60/40 Portfolio Beats Hedge Fund in 2024

Barclays has estimated hedge fund investor returns to be between 10% and 11% in 2024, based on a weighted average across investor types, including pension funds, family offices, and private banks. This performance aligns with Hedge Fund Research’s weighted composite index, which also rose 10% last year.

However, a traditional 60/40 portfolio, consisting of 60% stocks and 40% bonds, would have outperformed hedge funds during the same period. According to the Lazy Portfolio ETF site, such a portfolio—using the Vanguard Total Stock Market ETF (VTI) and Vanguard Total Bond Market ETF (BND)—would have delivered just under 15% in 2024.

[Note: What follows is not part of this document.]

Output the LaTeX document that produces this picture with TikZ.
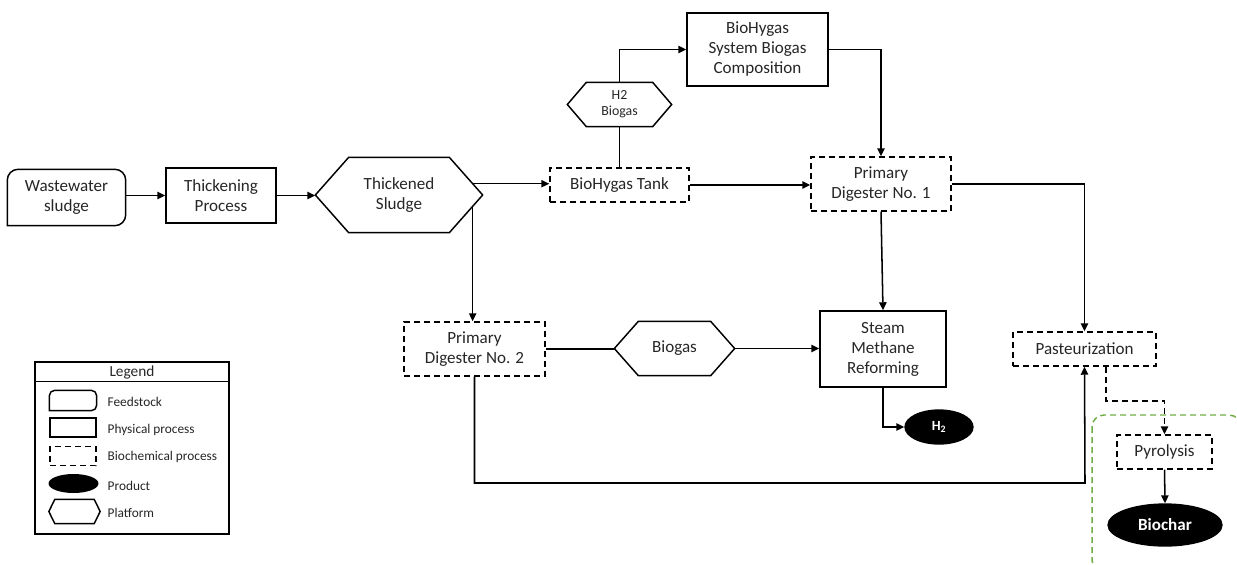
\documentclass[tikz,border=0pt]{standalone}
\usepackage{fontspec}
\setmainfont{Carlito}
\usetikzlibrary{arrows.meta,calc,shapes.geometric}

\definecolor{regiongreen}{RGB}{112,173,71}

\newcommand{\feedframe}[2]{\draw[line width=1.1pt] (#1.south west) [rounded corners=#2] -- (#1.north west) -- (#1.north east) -- (#1.south east) [sharp corners] -- cycle;}
\newcommand{\hexframe}[2]{\draw[line width=1.1pt] (#1.west) -- ([xshift=#2]#1.north west) -- ([xshift=-#2]#1.north east) -- (#1.east) -- ([xshift=-#2]#1.south east) -- ([xshift=#2]#1.south west) -- cycle;}

\tikzset{every picture/.style={line width=1pt}}
\tikzset{
  box/.style={align=center, inner sep=0pt, text=black!85, font=\fontsize{12.8}{15}\selectfont},
  physproc/.style={box, draw, line width=1.1pt},
  bioproc/.style={box, draw, line width=1.1pt, dash pattern=on 4.5pt off 3pt},
  feed/.style={box},
  platform/.style={box},
  product/.style={ellipse, fill=black, draw=black, inner sep=0pt, text=white, font=\bfseries\fontsize{12.8}{15}\selectfont},
  link/.style={line width=1.15pt},
  flow/.style={-{Triangle[length=6pt,width=5.5pt]}},
  legtext/.style={anchor=west, inner sep=0pt, text=black!85, font=\fontsize{10}{12}\selectfont}
}

\begin{document}
\begin{tikzpicture}[x=0.75pt,y=0.75pt,yscale=-1,xscale=1]
\useasboundingbox (0,0) rectangle (1237,564);

% Region of the thermochemical step
\draw[regiongreen, line width=1.1pt, dash pattern=on 4.5pt off 3pt, rounded corners=9pt] (1092,415) rectangle (1241,572);

% Feedstock and thickening
\node[feed, minimum width=87.75pt, minimum height=41.25pt] (ww) at (66.5,197.5) {Wastewater\\sludge};
\feedframe{ww}{8pt}
\node[physproc, minimum width=82.5pt, minimum height=41.25pt] (thick) at (221,195.5) {Thickening\\Process};
\node[platform, minimum width=124.5pt, minimum height=55.5pt] (tsl) at (399,195) {Thickened\\Sludge};
\hexframe{tsl}{25pt}

% BioHygas line
\node[bioproc, minimum width=104.25pt, minimum height=25.5pt] (tank) at (619.5,185) {BioHygas Tank};
\node[platform, minimum width=77.25pt, minimum height=32.25pt, font=\fontsize{10.4}{12}\selectfont] (h2bg) at (619.5,104.5) {H2\\Biogas};
\hexframe{h2bg}{14.25pt}
\node[physproc, minimum width=105.75pt, minimum height=54.75pt] (sys) at (757.5,49.5) {BioHygas\\System Biogas\\Composition};
\node[bioproc, minimum width=105pt, minimum height=40.5pt] (pd1) at (881,184) {Primary\\Digester No. 1};

% Second digester and reforming
\node[bioproc, minimum width=105.75pt, minimum height=40.5pt] (pd2) at (474.5,349) {Primary\\Digester No. 2};
\node[platform, minimum width=89.25pt, minimum height=39.75pt] (bgas) at (674.5,348.5) {Biogas};
\hexframe{bgas}{18pt}
\node[physproc, minimum width=94.5pt, minimum height=57pt] (smr) at (883,349) {Steam\\Methane\\Reforming};
\node[product, minimum width=51pt, minimum height=25.5pt, font=\bfseries\fontsize{10.5}{12}\selectfont] (h2) at (939,427) {H\textsubscript{2}};

% Pasteurization and pyrolysis
\node[bioproc, minimum width=107.25pt, minimum height=25.5pt] (past) at (1084.5,349) {Pasteurization};
\node[bioproc, minimum width=71.25pt, minimum height=25.5pt] (pyro) at (1164.5,452) {Pyrolysis};
\node[product, minimum width=85.5pt, minimum height=31.5pt] (biochar) at (1165,525) {Biochar};

% Connectors
\coordinate (tslup) at ($(tsl.east)!0.3!([xshift=-25pt]tsl.north east)$);
\coordinate (tsldn) at ($(tsl.east)!0.3!([xshift=-25pt]tsl.south east)$);
\coordinate (lowrun) at (1085,483);
\coordinate (pastout) at ($(past.south)+(21.5,0)$);
\draw[link,flow] (ww.east |- thick.west) -- (thick.west);
\draw[link,flow] (thick.east) -- (thick.east -| tsl.west);
\draw[link,flow] (tslup) -- (tslup -| tank.west);
\draw[link,flow] (tsldn) -- (tsldn |- pd2.north);
\draw[link] (tank.north) -- (h2bg.south);
\draw[link,flow] (h2bg.north) |- (sys.west);
\draw[link,flow] (sys.east) -| (pd1.north);
\draw[link,flow] (tank.east) -- (tank.east -| pd1.west);
\draw[link,flow] (pd1.east) -| (past.north);
\draw[link,flow] (pd1.south) -- (smr.north);
\draw[link] (pd2.east) -- (pd2.east -| bgas.west);
\draw[link,flow] (bgas.east) -- (bgas.east -| smr.west);
\draw[link,flow] (smr.south) |- (h2.west);
\draw[link,flow] (pd2.south) |- (lowrun) -- (past.south);
\draw[link,flow,dash pattern=on 4.5pt off 3pt] (pastout) -- ++(0,34) -| (pyro.north);
\draw[link,flow] (pyro.south) -- (biochar.north);

% Legend
\node[draw, line width=1.1pt, minimum width=145.5pt, minimum height=129pt, inner sep=0pt] (legend) at (132,448) {};
\draw[line width=1.1pt] ([yshift=15pt]legend.north west) -- ([yshift=15pt]legend.north east);
\node[inner sep=0pt, text=black!85, font=\fontsize{11.5}{13}\selectfont] (legtitle) at (132,372) {Legend};
\node[minimum width=34.5pt, minimum height=14.25pt, inner sep=0pt] (lgfeed) at (73,400.5) {};
\feedframe{lgfeed}{4pt}
\node[draw, line width=1.1pt, minimum width=34.5pt, minimum height=14.25pt, inner sep=0pt] (lgphys) at (73,427.5) {};
\node[draw, line width=1.1pt, dash pattern=on 4.5pt off 3pt, minimum width=34.5pt, minimum height=14.25pt, inner sep=0pt] (lgbio) at (73,456) {};
\node[ellipse, fill=black, minimum width=37.5pt, minimum height=14.25pt, inner sep=0pt] (lgprod) at (73.5,483.5) {};
\node[minimum width=37.5pt, minimum height=17.25pt, inner sep=0pt] (lgplat) at (74.5,511.5) {};
\hexframe{lgplat}{4.5pt}
\node[legtext] (lgfeedtxt) at (107,402) {Feedstock};
\node[legtext] (lgphystxt) at (107,430) {Physical process};
\node[legtext] (lgbiotxt) at (107,457) {Biochemical process};
\node[legtext] (lgprodtxt) at (107,486) {Product};
\node[legtext] (lgplattxt) at (107,513) {Platform};

\end{tikzpicture}
\end{document}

Even over the past five years, including the challenging 2022 market when both stocks and bonds declined, the 60/40 strategy posted an average gain of 8%, compared to just over 7% for hedge funds, which lost 4% in 2022.

hedge funds

“The fact that a traditional 60/40 portfolio outperformed the average hedge fund in 2024 highlights an ongoing challenge for the industry: justifying its cost,” said Bruno Schneller, managing partner at Erlen Capital Management, a Swiss asset manager.

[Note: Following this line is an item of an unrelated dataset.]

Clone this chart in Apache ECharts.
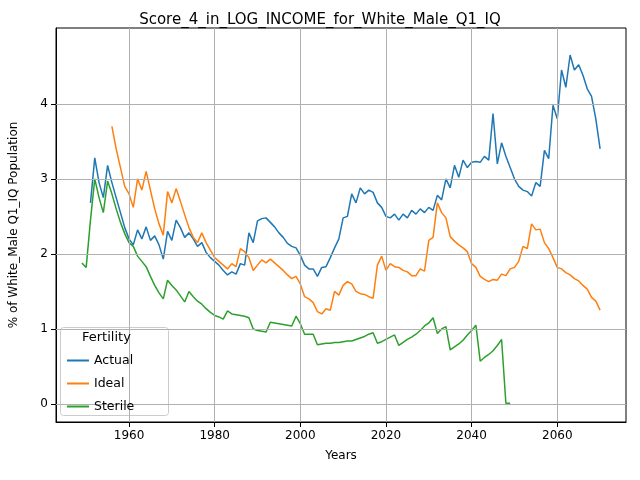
<!DOCTYPE html>
<html><head><meta charset="utf-8">
<script src="https://cdn.jsdelivr.net/npm/echarts@6/dist/echarts.min.js"></script>
<style>body{margin:0}#c{width:640px;height:480px}</style></head>
<body><div id="c"></div>
<script>
var actualStart = 1951;
var actual = [2.68,3.28,2.95,2.75,3.18,2.95,2.75,2.55,2.35,2.2,2.12,2.32,2.2,2.36,2.18,2.24,2.12,1.93,2.3,2.18,
  2.45,2.35,2.22,2.28,2.2,2.1,2.15,2.02,1.95,1.9,1.85,1.78,1.72,1.76,1.73,1.87,1.85,2.28,2.15,2.44,
  2.47,2.48,2.42,2.36,2.28,2.22,2.14,2.1,2.08,1.98,1.85,1.8,1.8,1.7,1.82,1.83,1.95,2.08,2.2,2.48,
  2.5,2.8,2.68,2.88,2.8,2.85,2.82,2.68,2.62,2.5,2.48,2.53,2.45,2.53,2.48,2.58,2.53,2.6,2.55,2.62,
  2.58,2.78,2.72,3.0,2.88,3.18,3.02,3.25,3.15,3.22,3.23,3.22,3.3,3.25,3.87,3.2,3.48,3.3,3.15,3.0,
  2.9,2.85,2.83,2.77,2.95,2.9,3.38,3.27,3.98,3.8,4.45,4.22,4.65,4.45,4.52,4.38,4.2,4.1,3.8,3.4];
var idealStart = 1956;
var ideal = [3.7,3.4,3.15,2.9,2.8,2.62,3.0,2.85,3.1,2.85,2.6,2.4,2.25,2.83,2.68,2.87,2.7,2.52,2.35,2.22,
  2.15,2.28,2.15,2.05,1.95,1.9,1.85,1.8,1.87,1.83,2.07,2.03,1.95,1.78,1.85,1.92,1.88,1.93,1.88,1.83,
  1.78,1.72,1.67,1.7,1.6,1.43,1.4,1.35,1.23,1.2,1.27,1.25,1.5,1.45,1.58,1.63,1.6,1.5,1.47,1.46,
  1.43,1.41,1.85,1.97,1.78,1.87,1.83,1.82,1.78,1.76,1.71,1.71,1.8,1.77,2.18,2.22,2.68,2.55,2.48,2.23,
  2.17,2.12,2.08,2.03,1.87,1.82,1.7,1.66,1.63,1.66,1.65,1.73,1.71,1.8,1.82,1.9,2.1,2.07,2.4,2.32,
  2.33,2.15,2.07,1.95,1.82,1.8,1.75,1.72,1.67,1.64,1.58,1.53,1.42,1.37,1.25];
var sterileStart = 1949;
var sterile = [1.88,1.82,2.45,3.0,2.75,2.55,2.97,2.8,2.6,2.42,2.27,2.15,2.1,1.97,1.9,1.83,1.7,1.58,1.48,1.4,
  1.65,1.58,1.52,1.44,1.36,1.5,1.43,1.37,1.33,1.27,1.22,1.18,1.16,1.13,1.24,1.2,1.19,1.18,1.17,1.15,
  1.0,0.98,0.97,0.96,1.09,1.08,1.07,1.06,1.05,1.04,1.17,1.07,0.93,0.93,0.93,0.79,0.8,0.81,0.81,0.82,
  0.82,0.83,0.84,0.84,0.86,0.88,0.9,0.93,0.95,0.81,0.83,0.86,0.89,0.92,0.78,0.82,0.86,0.89,0.93,0.98,
  1.04,1.08,1.15,0.94,1.0,1.03,0.72,0.76,0.8,0.85,0.92,0.98,1.05,0.57,0.62,0.66,0.71,0.78,0.86,0.01,0.01];
var xTicks = [1960,1980,2000,2020,2040,2060];
var yTicks = [0,1,2,3,4];

function pairs(start, vals) { return vals.map(function (v, i) { return [start + i, v]; }); }
var font = 'DejaVu Sans';
var chart = echarts.init(document.getElementById('c'));
var gridLines = xTicks.map(function (t) { return { xAxis: t }; })
  .concat(yTicks.map(function (t) { return { yAxis: t }; }));
function line(name, color, start, vals) {
  return { name: name, type: 'line', data: pairs(start, vals), showSymbol: false, symbol: 'none',
    lineStyle: { color: color, width: 1.5 }, itemStyle: { color: color }, animation: false, z: 3 };
}
chart.setOption({
  animation: false,
  textStyle: { fontFamily: font },
  title: { text: 'Score_4_in_LOG_INCOME_for_White_Male_Q1_IQ', left: 'center', top: 8,
    textStyle: { fontFamily: font, fontSize: 15, fontWeight: 'normal', color: '#000' } },
  grid: { left: 54, right: 14, top: 28, bottom: 58, show: true, borderColor: '#000', borderWidth: 1, backgroundColor: 'transparent' },
  xAxis: { type: 'value', min: 1942.95, max: 2076.05, name: 'Years', nameLocation: 'middle', nameGap: 28,
    nameTextStyle: { color: '#000', fontSize: 12 },
    axisLine: { onZero: false, lineStyle: { color: '#000' } },
    axisTick: { customValues: xTicks, lineStyle: { color: '#000' } },
    axisLabel: { customValues: xTicks, color: '#000', fontSize: 12, formatter: function (v) { return String(v); } },
    splitLine: { show: false } },
  yAxis: { type: 'value', min: -0.24, max: 5.01, name: '% of White_Male Q1_IQ Population', nameLocation: 'middle', nameGap: 36,
    nameTextStyle: { color: '#000', fontSize: 12 },
    axisLine: { show: true, lineStyle: { color: '#000' } },
    axisTick: { show: true, customValues: yTicks, lineStyle: { color: '#000' } },
    axisLabel: { customValues: yTicks, color: '#000', fontSize: 12, formatter: function (v) { return String(v); } },
    splitLine: { show: false } },
  legend: { orient: 'vertical', left: 62, top: 349, itemWidth: 22, itemHeight: 2, itemGap: 10, z: 30,
    icon: 'rect', textStyle: { fontSize: 12.5, color: '#000' },
    data: ['Actual', 'Ideal', 'Sterile'] },
  graphic: [
    { type: 'rect', left: 60, top: 327, z: 5, shape: { width: 108, height: 88, r: 3 },
      style: { fill: 'rgba(255,255,255,0.85)', stroke: '#ccc', lineWidth: 1 } },
    { type: 'text', left: 82, top: 331, z: 6, style: { text: 'Fertility', font: '13px DejaVu Sans', fill: '#000' } }
  ],
  series: [
    line('Actual', '#1f77b4', actualStart, actual),
    line('Ideal', '#ff7f0e', idealStart, ideal),
    line('Sterile', '#2ca02c', sterileStart, sterile),
    { type: 'line', data: [], silent: true, z: 1,
      markLine: { symbol: 'none', silent: true, label: { show: false }, animation: false,
        lineStyle: { color: '#b0b0b0', type: 'solid', width: 1 }, data: gridLines } }
  ]
});
</script></body></html>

Schneller noted that while hedge funds market themselves as tools for diversification, downside protection, and alpha generation, their recent performance suggests they may struggle to consistently deliver on these promises, particularly in low-volatility environments.

He emphasized the importance of investors carefully considering whether the potential benefits—such as access to specialized strategies or uncorrelated returns—are worth the often higher costs compared to simpler, more cost-effective alternatives.